The Spectrum wins national awards, including Best Special Section for sex issue
Sex Issue and three former editors win national awards
The Spectrum has won five national awards from the 2014-15 school year.
The Spectrum’s sex issue and three former editors received College Media Association (CMA) Pinnacle Awards. The Spectrum won first place in the Best Special Section category for its sex issue last February, second place in the Investigative News and General News categories and third place in the investigative sports category. Former editor in chief Sara DiNatale also won second place for Reporter of the Year – an Associated Collegiate Press National Pacemaker Award.
“These awards continue an exciting pattern of UB journalism students getting national recognition for their work,” said Jody Kleinberg Biehl, director of UB’s Journalism Certificate Program and advisor to The Spectrum. “I couldn’t be prouder. We won awards in some of the most competitive categories. This shows that despite the program’s small size, we can compete against nationally ranked schools.”
The Spectrum’s sex issue, which was published last February, included informative stories on topics like fetishes, threesomes and sexual health.
“I put so much focus on it and wanted to make sure it wasn’t just columns, advice and fillers like other papers,” she said. “I wanted it to be well-researched and well-reported.”
DiNatale said the staff stayed up until 7 a.m. working on the final touches before sending it to the printers.
“All hands were on deck and everyone worked so hard,” she said.
The following day, Issuu, the company that hosts The Spectrum’sdigital copies, flagged the Sex Issue with a “Content Warning” and required users to verify they were 18 or older before viewing the issue.
“It made me that much prouder we won and the Pinnacle board could appreciate how intelligently we talked about sex,” DiNatale said.
DiNatale received second place for Best Investigative News category for her story, “Facing the system.” Her article focused on former UB student Daniel Lampke’s hardships as a Level 2 sex offender and how sex offender levels are determined.
DiNatale also won second place for Reporter of the Year. Katie Shepherd, a reporter for The Daily Bruin of the University of California, Los Angeles, came in first.
“I didn’t consider myself a reporter last year since I was running a paper too,” DiNatale said. “Looking back at what I wrote, I realized I was. Being one of three recognized is pretty crazy and I’m grateful to have been in a group with such talented people.”
DiNatale has interned for The Buffalo News, The Oregonian and The Boston Globe. She is currently working for The Tampa Bay Times.
Owen O’Brien, former managing editor, said his story is one The Spectrum had been trying to write for a while. He received third place in the Best Sports Investigative Story category for his article “UB Athletics spends most money in the MAC.”

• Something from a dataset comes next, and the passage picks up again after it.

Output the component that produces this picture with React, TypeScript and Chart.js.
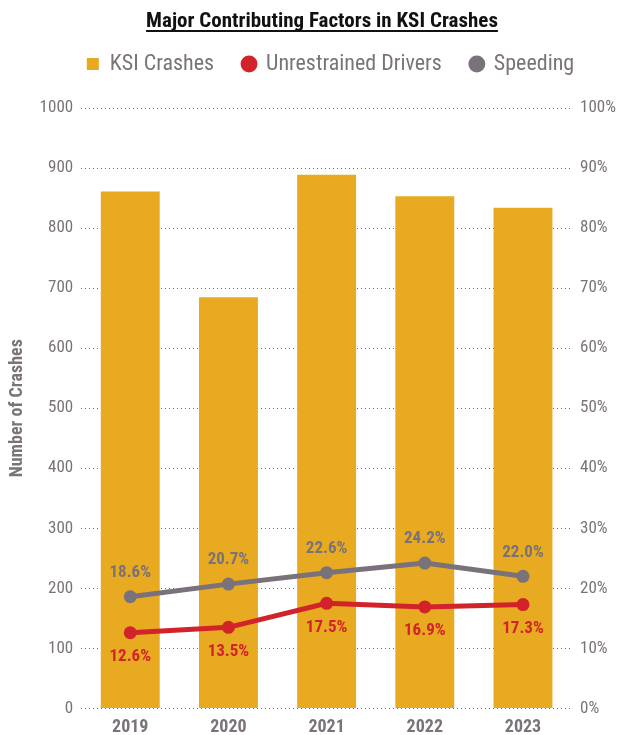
import React, { useEffect, useRef } from "react";
import { Chart, registerables } from "chart.js";

Chart.register(...registerables);

const years = ["2019", "2020", "2021", "2022", "2023"];
const ksiCrashes = [861, 685, 889, 853, 834];
const unrestrainedPct = [12.6, 13.5, 17.5, 16.9, 17.3];
const speedingPct = [18.6, 20.7, 22.6, 24.2, 22.0];
const titleText = "Major Contributing Factors in KSI Crashes";
const yTitle = "Number of Crashes";

const FONT = "'Liberation Sans Narrow', 'Roboto Condensed', 'DejaVu Sans Condensed', sans-serif";
const GRAY = "#7a7379";
const YELLOW = "#E8AA20";
const RED = "#D2232A";
const LINEGRAY = "#7a727b";

const titlePlugin = {
  id: "underlinedTitle",
  afterDraw(chart: any) {
    const ctx = chart.ctx;
    ctx.save();
    ctx.font = `bold 21px ${FONT}`;
    ctx.fillStyle = "#111";
    ctx.textAlign = "center";
    ctx.textBaseline = "alphabetic";
    const x = 322;
    const y = 27;
    ctx.fillText(titleText, x, y);
    const w = ctx.measureText(titleText).width;
    ctx.strokeStyle = "#111";
    ctx.lineWidth = 1.8;
    ctx.beginPath();
    ctx.moveTo(x - w / 2, y + 4);
    ctx.lineTo(x + w / 2, y + 4);
    ctx.stroke();
    ctx.restore();
  },
};

const legendSpacer = {
  id: "legendSpacer",
  beforeInit(chart: any) {
    const legend = chart.legend;
    if (!legend) return;
    const origFit = legend.fit;
    legend.fit = function () {
      origFit.bind(legend)();
      this.height += 23;
    };
    const origDraw = legend.draw;
    legend.draw = function (...args: any[]) {
      const ctx = chart.ctx;
      ctx.save();
      ctx.translate(15, 0);
      origDraw.apply(legend, args);
      ctx.restore();
    };
  },
};

const labelPlugin = {
  id: "pointLabels",
  afterDatasetsDraw(chart: any) {
    const ctx = chart.ctx;
    ctx.save();
    ctx.font = `bold 17px ${FONT}`;
    ctx.textAlign = "center";
    ctx.textBaseline = "middle";
    chart.data.datasets.forEach((ds: any, i: number) => {
      if (ds.type !== "line") return;
      const meta = chart.getDatasetMeta(i);
      const above = ds.labelPos === "above";
      meta.data.forEach((pt: any, j: number) => {
        const v = ds.data[j];
        ctx.fillStyle = ds.borderColor;
        ctx.fillText(v.toFixed(1) + "%", pt.x, pt.y + (above ? -24 : 24));
      });
    });
    ctx.restore();
  },
};

export default function App() {
  const ref = useRef<HTMLCanvasElement>(null);
  useEffect(() => {
    if (!ref.current) return;
    const chart = new Chart(ref.current, {
      type: "bar",
      data: {
        labels: years,
        datasets: [
          {
            type: "bar",
            label: "KSI Crashes",
            data: ksiCrashes,
            backgroundColor: YELLOW,
            borderWidth: 0,
            yAxisID: "y",
            categoryPercentage: 1,
            barPercentage: 0.6,
            order: 2,
            pointStyle: "rect",
          } as any,
          {
            type: "line",
            label: "Unrestrained Drivers",
            data: unrestrainedPct,
            borderColor: RED,
            backgroundColor: RED,
            borderWidth: 5,
            pointRadius: 6.5,
            pointBackgroundColor: RED,
            pointBorderWidth: 0,
            yAxisID: "y1",
            order: 1,
            labelPos: "below",
            pointStyle: "circle",
          } as any,
          {
            type: "line",
            label: "Speeding",
            data: speedingPct,
            borderColor: LINEGRAY,
            backgroundColor: LINEGRAY,
            borderWidth: 5,
            pointRadius: 6.5,
            pointBackgroundColor: LINEGRAY,
            pointBorderWidth: 0,
            yAxisID: "y1",
            order: 0,
            labelPos: "above",
            pointStyle: "circle",
          } as any,
        ],
      },
      options: {
        animation: false,
        responsive: true,
        maintainAspectRatio: false,
        layout: { padding: { top: 24, left: 7, right: -6, bottom: -3 } },
        plugins: {
          legend: {
            position: "top",
            labels: {
              usePointStyle: true,
              boxWidth: 12,
              boxHeight: 12,
              padding: 29,
              color: GRAY,
              font: { family: FONT, size: 22 },
              sort: (a: any, b: any) => a.datasetIndex - b.datasetIndex,
            },
          },
          tooltip: { enabled: false },
          title: { display: false },
        },
        scales: {
          x: {
            grid: { display: false },
            border: { display: false },
            ticks: {
              color: GRAY,
              font: { family: FONT, size: 18, weight: "bold" },
              padding: 0,
            },
          },
          y: {
            position: "left",
            min: 0,
            max: 1000,
            ticks: {
              stepSize: 100,
              color: GRAY,
              font: { family: FONT, size: 17 },
              padding: 8,
              callback: (v: any) => String(v),
            },
            grid: {
              color: "#6a6a6a",
              lineWidth: 1,
              drawTicks: false,
            },
            border: { display: false, dash: [1, 3] },
            title: {
              display: true,
              text: yTitle,
              color: GRAY,
              font: { family: FONT, size: 18, weight: "bold" },
              padding: { top: 0, bottom: 3 },
            },
          },
          y1: {
            position: "right",
            min: 0,
            max: 100,
            ticks: {
              stepSize: 10,
              color: GRAY,
              font: { family: FONT, size: 17 },
              padding: 8,
              callback: (v: any) => v + "%",
            },
            grid: { display: false, drawTicks: false },
            border: { display: false },
          },
        },
      } as any,
      plugins: [titlePlugin, labelPlugin, legendSpacer],
    });
    return () => chart.destroy();
  }, []);
  return (
    <div style={{ position: "fixed", left: 0, top: 0, width: 618, height: 735 }}>
      <canvas ref={ref} />
    </div>
  );
}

O’Brien’s article revealed that while UB’s athletic department spends the most money in the Mid-American Conference, it does not spend the most money on coaching salaries and ranks near the bottom of the conference in coaching salaries.
“UB Athletics, and the rest of UB, spends taxpayer and student money, so it’s important for people to know how it’s spent and make informed decisions,” O’Brien said.
O’Brien said he was shocked just to be nominated.
“UB isn’t known as a journalism school,” he said. “There’s a true underdog mentality going up against schools with so many resources – but who doesn’t love the underdog?”
His experience at The Spectrum has given O’Brien opportunities to work for The Buffalo News and Newsday.
Emma Janicki, former assistant managing editor, came in second place in the General News Category for her story “Publishing textbooks can mean big money for professors.”
Janicki found no SUNY or New York State laws regarding professors selling self-published textbooks to students. UB had no policy or regulation on professors assigning their own textbooks to students or even accepting cash or the books in the classroom. She knew something wasn’t right.
Her story sparked conversation in UB’s administration and the Faculty Senate recently passed a policy regulating the practice.
“What’s even more rewarding is that UB recognized this was a problem and recently made a decision about it,” Janicki said. “That’s really what you want as a journalist, for your piece to make a difference. Awards are wonderful but a real change is the whole point.”
Janicki currently serves in a first grade classroom on Buffalo’s East Side with Americorps and said she attained this position due to the teaching and leadership skills she gained at The Spectrum.
“I am proud and pleased for each of these students, but I’m also excited for the whole newsroom for winning the special section award,” Biehl said. “It’s a testament to their teamwork and synergy as a group. I hope this is the first of many team awards.”
DiNatale said it’s nice to see The Spectrum on an “upward trajectory.” Ten years ago the newspaper wasn’t receiving national awards and had never been nominated for one.
“It’s great to have worked with a team [of] such hard-working, talented journalists,” Janicki said. “I couldn’t have done my piece without the support of The Spectrum staff. We all won.”